__TASK DETAILS__. Your task is to copy the listing exactly, with the pictures left out.

__DATA EXTRACT__.
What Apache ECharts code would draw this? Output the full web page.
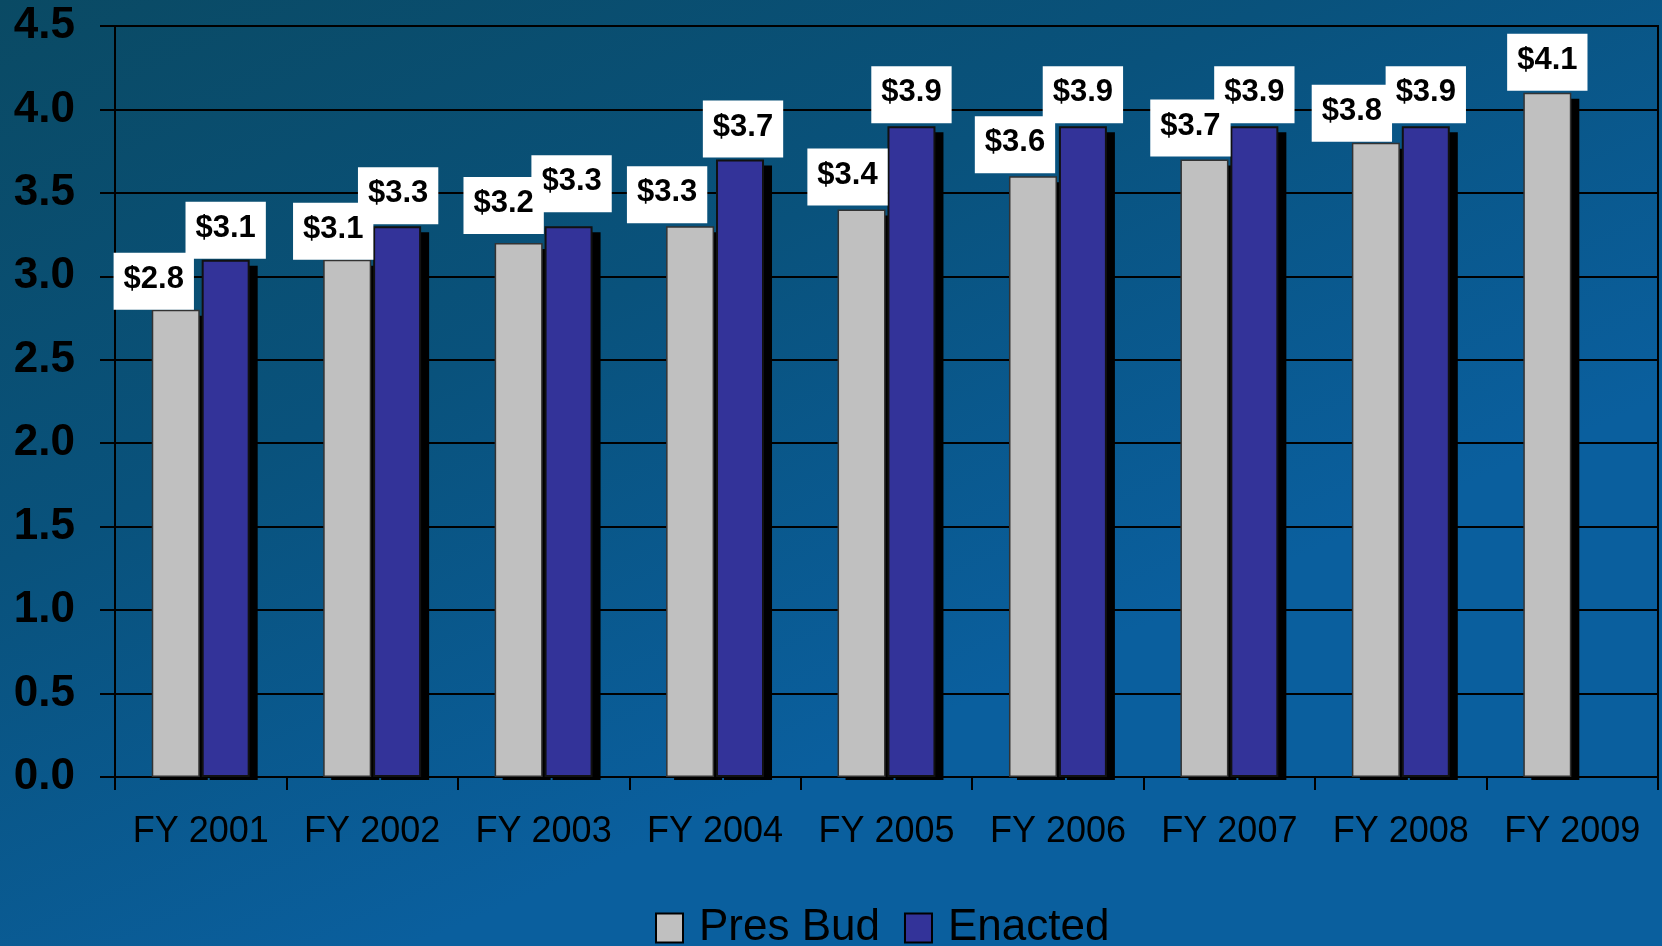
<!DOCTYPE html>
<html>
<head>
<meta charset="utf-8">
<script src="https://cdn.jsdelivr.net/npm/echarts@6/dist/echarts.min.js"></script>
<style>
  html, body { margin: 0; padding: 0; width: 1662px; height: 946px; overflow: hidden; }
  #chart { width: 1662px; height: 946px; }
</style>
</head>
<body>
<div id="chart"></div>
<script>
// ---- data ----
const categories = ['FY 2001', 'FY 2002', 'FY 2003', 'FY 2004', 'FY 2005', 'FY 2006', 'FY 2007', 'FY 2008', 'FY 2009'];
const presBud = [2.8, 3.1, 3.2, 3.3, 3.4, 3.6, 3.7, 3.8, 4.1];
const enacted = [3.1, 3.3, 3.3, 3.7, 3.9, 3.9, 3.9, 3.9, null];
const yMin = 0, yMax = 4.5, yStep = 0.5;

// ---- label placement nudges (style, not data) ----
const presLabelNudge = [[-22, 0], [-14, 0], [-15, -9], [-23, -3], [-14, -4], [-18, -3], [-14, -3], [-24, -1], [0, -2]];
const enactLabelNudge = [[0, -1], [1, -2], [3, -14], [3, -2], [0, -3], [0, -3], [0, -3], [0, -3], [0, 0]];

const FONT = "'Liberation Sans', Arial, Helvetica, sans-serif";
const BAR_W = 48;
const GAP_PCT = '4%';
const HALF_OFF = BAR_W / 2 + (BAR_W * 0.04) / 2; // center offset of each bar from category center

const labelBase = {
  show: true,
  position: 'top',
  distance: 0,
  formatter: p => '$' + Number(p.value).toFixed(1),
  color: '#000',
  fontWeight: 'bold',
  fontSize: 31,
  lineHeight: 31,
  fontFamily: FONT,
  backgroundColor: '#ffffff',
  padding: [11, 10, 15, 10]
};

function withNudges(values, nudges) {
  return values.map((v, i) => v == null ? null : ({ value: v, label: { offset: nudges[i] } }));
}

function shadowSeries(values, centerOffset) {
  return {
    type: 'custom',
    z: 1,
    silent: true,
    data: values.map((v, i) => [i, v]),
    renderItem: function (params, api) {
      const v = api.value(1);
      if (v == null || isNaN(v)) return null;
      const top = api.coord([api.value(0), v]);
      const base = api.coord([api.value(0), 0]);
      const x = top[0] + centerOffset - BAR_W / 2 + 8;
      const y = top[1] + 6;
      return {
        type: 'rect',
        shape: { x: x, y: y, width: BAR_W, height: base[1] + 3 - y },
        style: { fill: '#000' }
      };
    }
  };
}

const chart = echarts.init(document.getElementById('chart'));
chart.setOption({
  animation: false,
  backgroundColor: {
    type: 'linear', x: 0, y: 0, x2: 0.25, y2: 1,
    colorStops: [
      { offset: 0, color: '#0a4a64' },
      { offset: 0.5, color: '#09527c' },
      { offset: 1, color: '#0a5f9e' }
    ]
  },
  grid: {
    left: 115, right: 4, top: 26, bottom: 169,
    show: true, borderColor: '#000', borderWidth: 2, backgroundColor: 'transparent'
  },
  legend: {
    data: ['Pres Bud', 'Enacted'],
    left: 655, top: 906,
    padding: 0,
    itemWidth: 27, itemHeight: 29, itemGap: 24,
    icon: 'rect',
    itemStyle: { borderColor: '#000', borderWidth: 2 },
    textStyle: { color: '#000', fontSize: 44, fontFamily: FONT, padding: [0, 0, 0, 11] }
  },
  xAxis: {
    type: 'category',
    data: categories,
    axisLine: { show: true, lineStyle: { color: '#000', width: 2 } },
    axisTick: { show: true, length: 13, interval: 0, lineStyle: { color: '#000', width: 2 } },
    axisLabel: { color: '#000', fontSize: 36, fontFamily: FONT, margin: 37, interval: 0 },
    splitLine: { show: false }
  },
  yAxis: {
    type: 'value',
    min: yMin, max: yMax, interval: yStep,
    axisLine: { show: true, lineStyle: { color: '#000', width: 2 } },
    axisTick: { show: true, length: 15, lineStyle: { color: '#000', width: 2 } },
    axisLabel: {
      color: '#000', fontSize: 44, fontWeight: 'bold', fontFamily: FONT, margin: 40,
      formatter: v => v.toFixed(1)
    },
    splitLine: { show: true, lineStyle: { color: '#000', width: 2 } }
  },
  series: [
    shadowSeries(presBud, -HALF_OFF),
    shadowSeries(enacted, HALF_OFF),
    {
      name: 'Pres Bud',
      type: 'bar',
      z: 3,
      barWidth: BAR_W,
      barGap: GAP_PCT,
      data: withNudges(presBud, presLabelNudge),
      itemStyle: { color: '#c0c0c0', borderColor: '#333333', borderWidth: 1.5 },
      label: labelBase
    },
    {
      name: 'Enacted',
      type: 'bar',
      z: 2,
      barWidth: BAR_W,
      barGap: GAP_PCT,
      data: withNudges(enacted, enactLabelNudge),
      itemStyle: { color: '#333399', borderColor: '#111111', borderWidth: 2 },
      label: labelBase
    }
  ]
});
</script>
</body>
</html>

__FULL OUTPUT__.
What Apache ECharts code would draw this? Output the full web page.
<!DOCTYPE html>
<html>
<head>
<meta charset="utf-8">
<script src="https://cdn.jsdelivr.net/npm/echarts@6/dist/echarts.min.js"></script>
<style>
  html, body { margin: 0; padding: 0; width: 1662px; height: 946px; overflow: hidden; }
  #chart { width: 1662px; height: 946px; }
</style>
</head>
<body>
<div id="chart"></div>
<script>
// ---- data ----
const categories = ['FY 2001', 'FY 2002', 'FY 2003', 'FY 2004', 'FY 2005', 'FY 2006', 'FY 2007', 'FY 2008', 'FY 2009'];
const presBud = [2.8, 3.1, 3.2, 3.3, 3.4, 3.6, 3.7, 3.8, 4.1];
const enacted = [3.1, 3.3, 3.3, 3.7, 3.9, 3.9, 3.9, 3.9, null];
const yMin = 0, yMax = 4.5, yStep = 0.5;

// ---- label placement nudges (style, not data) ----
const presLabelNudge = [[-22, 0], [-14, 0], [-15, -9], [-23, -3], [-14, -4], [-18, -3], [-14, -3], [-24, -1], [0, -2]];
const enactLabelNudge = [[0, -1], [1, -2], [3, -14], [3, -2], [0, -3], [0, -3], [0, -3], [0, -3], [0, 0]];

const FONT = "'Liberation Sans', Arial, Helvetica, sans-serif";
const BAR_W = 48;
const GAP_PCT = '4%';
const HALF_OFF = BAR_W / 2 + (BAR_W * 0.04) / 2; // center offset of each bar from category center

const labelBase = {
  show: true,
  position: 'top',
  distance: 0,
  formatter: p => '$' + Number(p.value).toFixed(1),
  color: '#000',
  fontWeight: 'bold',
  fontSize: 31,
  lineHeight: 31,
  fontFamily: FONT,
  backgroundColor: '#ffffff',
  padding: [11, 10, 15, 10]
};

function withNudges(values, nudges) {
  return values.map((v, i) => v == null ? null : ({ value: v, label: { offset: nudges[i] } }));
}

function shadowSeries(values, centerOffset) {
  return {
    type: 'custom',
    z: 1,
    silent: true,
    data: values.map((v, i) => [i, v]),
    renderItem: function (params, api) {
      const v = api.value(1);
      if (v == null || isNaN(v)) return null;
      const top = api.coord([api.value(0), v]);
      const base = api.coord([api.value(0), 0]);
      const x = top[0] + centerOffset - BAR_W / 2 + 8;
      const y = top[1] + 6;
      return {
        type: 'rect',
        shape: { x: x, y: y, width: BAR_W, height: base[1] + 3 - y },
        style: { fill: '#000' }
      };
    }
  };
}

const chart = echarts.init(document.getElementById('chart'));
chart.setOption({
  animation: false,
  backgroundColor: {
    type: 'linear', x: 0, y: 0, x2: 0.25, y2: 1,
    colorStops: [
      { offset: 0, color: '#0a4a64' },
      { offset: 0.5, color: '#09527c' },
      { offset: 1, color: '#0a5f9e' }
    ]
  },
  grid: {
    left: 115, right: 4, top: 26, bottom: 169,
    show: true, borderColor: '#000', borderWidth: 2, backgroundColor: 'transparent'
  },
  legend: {
    data: ['Pres Bud', 'Enacted'],
    left: 655, top: 906,
    padding: 0,
    itemWidth: 27, itemHeight: 29, itemGap: 24,
    icon: 'rect',
    itemStyle: { borderColor: '#000', borderWidth: 2 },
    textStyle: { color: '#000', fontSize: 44, fontFamily: FONT, padding: [0, 0, 0, 11] }
  },
  xAxis: {
    type: 'category',
    data: categories,
    axisLine: { show: true, lineStyle: { color: '#000', width: 2 } },
    axisTick: { show: true, length: 13, interval: 0, lineStyle: { color: '#000', width: 2 } },
    axisLabel: { color: '#000', fontSize: 36, fontFamily: FONT, margin: 37, interval: 0 },
    splitLine: { show: false }
  },
  yAxis: {
    type: 'value',
    min: yMin, max: yMax, interval: yStep,
    axisLine: { show: true, lineStyle: { color: '#000', width: 2 } },
    axisTick: { show: true, length: 15, lineStyle: { color: '#000', width: 2 } },
    axisLabel: {
      color: '#000', fontSize: 44, fontWeight: 'bold', fontFamily: FONT, margin: 40,
      formatter: v => v.toFixed(1)
    },
    splitLine: { show: true, lineStyle: { color: '#000', width: 2 } }
  },
  series: [
    shadowSeries(presBud, -HALF_OFF),
    shadowSeries(enacted, HALF_OFF),
    {
      name: 'Pres Bud',
      type: 'bar',
      z: 3,
      barWidth: BAR_W,
      barGap: GAP_PCT,
      data: withNudges(presBud, presLabelNudge),
      itemStyle: { color: '#c0c0c0', borderColor: '#333333', borderWidth: 1.5 },
      label: labelBase
    },
    {
      name: 'Enacted',
      type: 'bar',
      z: 2,
      barWidth: BAR_W,
      barGap: GAP_PCT,
      data: withNudges(enacted, enactLabelNudge),
      itemStyle: { color: '#333399', borderColor: '#111111', borderWidth: 2 },
      label: labelBase
    }
  ]
});
</script>
</body>
</html>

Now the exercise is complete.